There were, of course, contributory factors. Anne’s failure to provide Henry with a male heir made her vulnerable. If Elizabeth had been a boy, no one could have touched the queen. Her miscarriage early in 1536 was ‘the turning point to tragedy’. And it is clear that if Anne was honest with her body, she was incautious with her tongue, gossiping in the French manner about her husband, and, very probably, about the inadequacy of his sexual performance. More certainly, what provoked the whole affair was some loose talk by Elizabeth Browne, the Countess of Worcester. These were the mores of the court, and of courtly love, gone sadly wrong. But for Ives they are incidentals, grist to the unjust judicial mill. Anne was the victim of a power struggle.

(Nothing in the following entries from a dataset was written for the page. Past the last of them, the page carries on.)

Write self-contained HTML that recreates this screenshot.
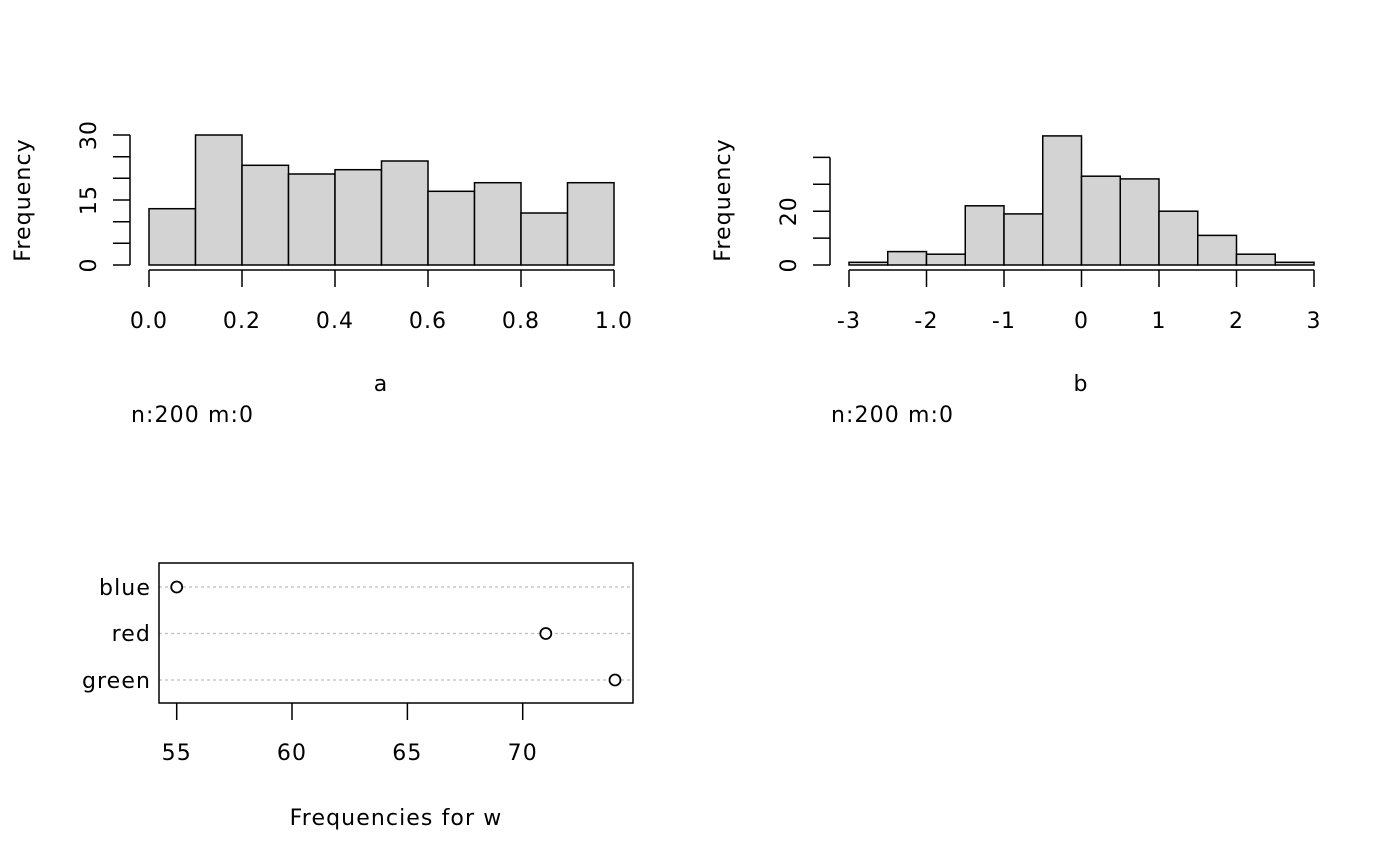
<!DOCTYPE html>
<html><head><meta charset="utf-8"><style>
html,body{margin:0;padding:0;background:#fff}
svg{display:block}
text{font-family:"DejaVu Sans",sans-serif;font-size:22px;letter-spacing:1.1px;fill:#000}
</style></head><body>
<svg width="1400" height="866" xmlns="http://www.w3.org/2000/svg">
<!-- Plot a -->
<g stroke="#000" stroke-width="1.5" fill="#d3d3d3">
<rect x="149" y="208.7" width="46.5" height="56.3"/>
<rect x="195.5" y="135" width="46.5" height="130"/>
<rect x="242" y="165.3" width="46.5" height="99.7"/>
<rect x="288.5" y="174" width="46.5" height="91"/>
<rect x="335" y="169.7" width="46.5" height="95.3"/>
<rect x="381.5" y="161" width="46.5" height="104"/>
<rect x="428" y="191.3" width="46.5" height="73.7"/>
<rect x="474.5" y="182.7" width="46.5" height="82.3"/>
<rect x="521" y="213" width="46.5" height="52"/>
<rect x="567.5" y="182.7" width="46.5" height="82.3"/>
</g>
<g stroke="#000" stroke-width="1.5" fill="none">
<path d="M130 265V135M113 265H130M113 243.3H130M113 221.7H130M113 200H130M113 178.3H130M113 156.7H130M113 135H130"/>
<path d="M149 270H614M149 270V287M242 270V287M335 270V287M428 270V287M521 270V287M614 270V287"/>
</g>
<g text-anchor="middle">
<text x="149" y="328">0.0</text><text x="242" y="328">0.2</text><text x="335" y="328">0.4</text>
<text x="428" y="328">0.6</text><text x="521" y="328">0.8</text><text x="614" y="328">1.0</text>
<text x="381" y="391">a</text>
<text transform="translate(96,265) rotate(-90)">0</text>
<text transform="translate(96,200) rotate(-90)">15</text>
<text transform="translate(96,135) rotate(-90)">30</text>
<text transform="translate(30,200) rotate(-90)">Frequency</text>
</g>
<text x="131" y="422">n:200 m:0</text>

<!-- Plot b -->
<g stroke="#000" stroke-width="1.5" fill="#d3d3d3">
<rect x="849" y="262.3" width="38.75" height="2.7"/>
<rect x="887.75" y="251.6" width="38.75" height="13.4"/>
<rect x="926.5" y="254.2" width="38.75" height="10.8"/>
<rect x="965.25" y="205.8" width="38.75" height="59.2"/>
<rect x="1004" y="213.9" width="38.75" height="51.1"/>
<rect x="1042.75" y="135.9" width="38.75" height="129.1"/>
<rect x="1081.5" y="176.2" width="38.75" height="88.8"/>
<rect x="1120.25" y="178.9" width="38.75" height="86.1"/>
<rect x="1159" y="211.2" width="38.75" height="53.8"/>
<rect x="1197.75" y="235.4" width="38.75" height="29.6"/>
<rect x="1236.5" y="254.2" width="38.75" height="10.8"/>
<rect x="1275.25" y="262.3" width="38.75" height="2.7"/>
</g>
<g stroke="#000" stroke-width="1.5" fill="none">
<path d="M830 265V157.4M813 265H830M813 238.1H830M813 211.2H830M813 184.3H830M813 157.4H830"/>
<path d="M849 270H1314M849 270V287M926.5 270V287M1004 270V287M1081.5 270V287M1159 270V287M1236.5 270V287M1314 270V287"/>
</g>
<g text-anchor="middle">
<text x="849" y="328">-3</text><text x="926.5" y="328">-2</text><text x="1004" y="328">-1</text>
<text x="1081.5" y="328">0</text><text x="1159" y="328">1</text><text x="1236.5" y="328">2</text><text x="1314" y="328">3</text>
<text x="1081" y="391">b</text>
<text transform="translate(796,265) rotate(-90)">0</text>
<text transform="translate(796,211.2) rotate(-90)">20</text>
<text transform="translate(730,200) rotate(-90)">Frequency</text>
</g>
<text x="831" y="422">n:200 m:0</text>

<!-- Dot chart -->
<g stroke="#bebebe" stroke-width="1.2" stroke-dasharray="3,3">
<path d="M159 587H633M159 633.5H633M159 680H633"/>
</g>
<rect x="159" y="563" width="474" height="140" fill="none" stroke="#000" stroke-width="1.5"/>
<g stroke="#000" stroke-width="1.8" fill="#fff">
<circle cx="176.7" cy="587" r="5.5"/>
<circle cx="545.8" cy="633.5" r="5.5"/>
<circle cx="615" cy="680" r="5.5"/>
</g>
<g stroke="#000" stroke-width="1.5">
<path d="M176.7 703V720M292 703V720M407.4 703V720M522.7 703V720"/>
</g>
<g text-anchor="end">
<text x="151" y="595">blue</text><text x="151" y="641">red</text><text x="151" y="688">green</text>
</g>
<g text-anchor="middle">
<text x="176.7" y="760">55</text><text x="292" y="760">60</text><text x="407.4" y="760">65</text><text x="522.7" y="760">70</text>
<text x="396" y="825">Frequencies for w</text>
</g>
</svg>
</body></html>
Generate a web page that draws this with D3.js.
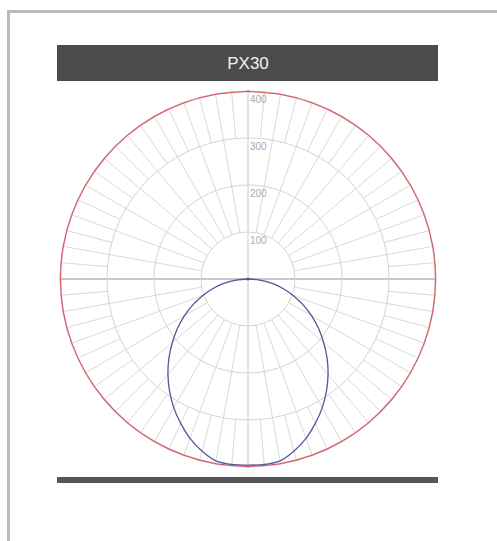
<!DOCTYPE html>
<html>
<head>
<meta charset="utf-8">
<script src="https://cdn.jsdelivr.net/npm/d3@7"></script>
<style>
  body { margin: 0; background: #fff; }
  text { font-family: "Liberation Sans", Arial, sans-serif; }
</style>
</head>
<body>
<div id="chart"></div>
<script>
// luminaire name
var title = "PX30";

// ring values (cd)
var rings = [100, 200, 300, 400];
var ringLabels = ["100", "200", "300", "400"];

// angles from nadir, degrees
var angles = [0, 5, 10, 15, 20, 25, 30, 35, 40, 45, 50, 55, 60, 65, 70, 75, 80, 85, 90];

// C0-C180 plane (blue), symmetric
var bluePlane = [396, 396, 393, 379, 361, 339, 316, 291, 265, 238, 210, 183, 156, 129, 102, 76, 51, 25, 0];

// C90-C270 plane (red), all round
var redAngles = [0, 10, 20, 30, 40, 50, 60, 70, 80, 90, 100, 110, 120, 130, 140, 150, 160, 170, 180];
var redPlane = [399, 399, 399, 399, 399, 399, 399, 399, 399, 399, 399, 399, 399, 399, 399, 399, 399, 399, 399];

var width = 497, height = 541;
var cx = 248, cy = 279;

var svg = d3.select("#chart").append("svg")
  .attr("width", width)
  .attr("height", height);

// frame
svg.append("path")
  .attr("d", "M8.5," + height + "V11.5H" + width)
  .style("fill", "none")
  .style("stroke", "#bcbcbc")
  .style("stroke-width", 3);

// title bar
svg.append("rect")
  .attr("x", 57).attr("y", 45)
  .attr("width", 381).attr("height", 36)
  .style("fill", "#4b4b4b");
svg.append("text")
  .attr("x", 248).attr("y", 69)
  .attr("text-anchor", "middle")
  .style("font-size", "17px")
  .style("fill", "#f2f2f2")
  .text(title);

// bottom bar
svg.append("rect")
  .attr("x", 57).attr("y", 477)
  .attr("width", 381).attr("height", 6)
  .style("fill", "#555");

var r = d3.scaleLinear().domain([0, 400]).range([0, 188]);

var g = svg.append("g").attr("transform", "translate(" + cx + "," + cy + ")");

function rad(deg) { return deg * Math.PI / 180; }

// radial grid lines: every 10 deg from first ring, odd 5 deg from third ring
var spokes = d3.range(0, 360, 5);
function spokeStart(a) { return a % 10 === 0 ? r(100) : r(300); }
g.selectAll(".spoke")
  .data(spokes.filter(function (a) { return a % 90 !== 0; }))
  .enter().append("line")
  .attr("class", "spoke")
  .attr("x1", function (a) { return spokeStart(a) * Math.sin(rad(a)); })
  .attr("y1", function (a) { return -spokeStart(a) * Math.cos(rad(a)); })
  .attr("x2", function (a) { return r(400) * Math.sin(rad(a)); })
  .attr("y2", function (a) { return -r(400) * Math.cos(rad(a)); })
  .style("stroke", "#d9d9d9")
  .style("stroke-width", 1);

// main axes
g.append("line")
  .attr("x1", -r(400)).attr("x2", r(400)).attr("y1", 0).attr("y2", 0)
  .style("stroke", "#c8c8c8").style("stroke-width", 2);
g.append("line")
  .attr("x1", 0).attr("x2", 0).attr("y1", -r(400)).attr("y2", r(400))
  .style("stroke", "#c8c8c8").style("stroke-width", 1);

// rings as polygons
var ringLine = d3.lineRadial().curve(d3.curveLinearClosed);
g.selectAll(".ring")
  .data(rings)
  .enter().append("path")
  .attr("class", "ring")
  .attr("d", function (v) {
    var step = v === 100 ? 10 : 5;
    return ringLine(d3.range(0, 360, step).map(function (a) { return [rad(a), r(v)]; }));
  })
  .style("fill", "none")
  .style("stroke", "#d4d4d4")
  .style("stroke-width", 1);

g.selectAll(".ringLabel")
  .data(rings)
  .enter().append("text")
  .attr("class", "ringLabel")
  .attr("x", 2)
  .attr("y", function (v) { return -r(v) + 12; })
  .style("font-size", "10px")
  .style("fill", "#aaa")
  .text(function (v, i) { return ringLabels[i]; });

var curve = d3.lineRadial()
  .angle(function (d) { return d[0]; })
  .radius(function (d) { return r(d[1]); });

// blue: from -90 through nadir to +90
var bluePts = [];
angles.slice().reverse().forEach(function (a, i) {
  bluePts.push([Math.PI + rad(a), bluePlane[angles.length - 1 - i]]);
});
angles.forEach(function (a, i) {
  if (a > 0) bluePts.push([Math.PI - rad(a), bluePlane[i]]);
});

// red: full turn
var redPts = [];
redAngles.forEach(function (a, i) { redPts.push([Math.PI - rad(a), redPlane[i]]); });
redAngles.slice().reverse().forEach(function (a, i) {
  redPts.push([Math.PI + rad(a), redPlane[redAngles.length - 1 - i]]);
});

g.append("path")
  .attr("d", curve.curve(d3.curveCardinalClosed)(redPts))
  .style("fill", "none")
  .style("stroke", "#d9606a")
  .style("stroke-width", 1.3);

g.append("path")
  .attr("d", curve.curve(d3.curveCatmullRom)(bluePts))
  .style("fill", "none")
  .style("stroke", "#4a5a9c")
  .style("stroke-width", 1.3);

g.append("circle")
  .attr("r", 1.5)
  .style("fill", "#4a5a9c");
</script>
</body>
</html>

It is unlikely that the college of Tudor historians will line up as one behind this verdict. Was Cromwell really that desperate? Did he need to be? It was not Cromwell who set the whole thing in motion. His behaviour may have been reactive rather than proactive. I am left with the impression that Ives, who believes in ‘faction’ as the motivating force in Tudor politics, is bound to indict Cromwell; Bernard, who downplays faction, to find Anne in some measure guilty as charged. Greg Walker talks sensibly when he suggests that what the evidence points to is neither obvious guilt nor a politically motivated coup but a confused ‘and therefore more terrifying’ situation.
Behind the remaining uncertainties about Anne Boleyn’s rise and fall there is the enigma of her husband’s mentality. It may even have been in advance of her trial that Henry arranged for an executioner to come over from Calais to execute his wife with a heavy sword, her head erect, rather than with an axe on a block, which is how such things were done in France. (In 1587 Mary Stuart, another Francophone queen, expected the same treatment until the very moment when she stepped onto the scaffold at Fotheringhay.) Ives comments: ‘One can only wonder at a psychology which transmutes doubt about the guilt of a loved one into a loving concern about the way to kill her.’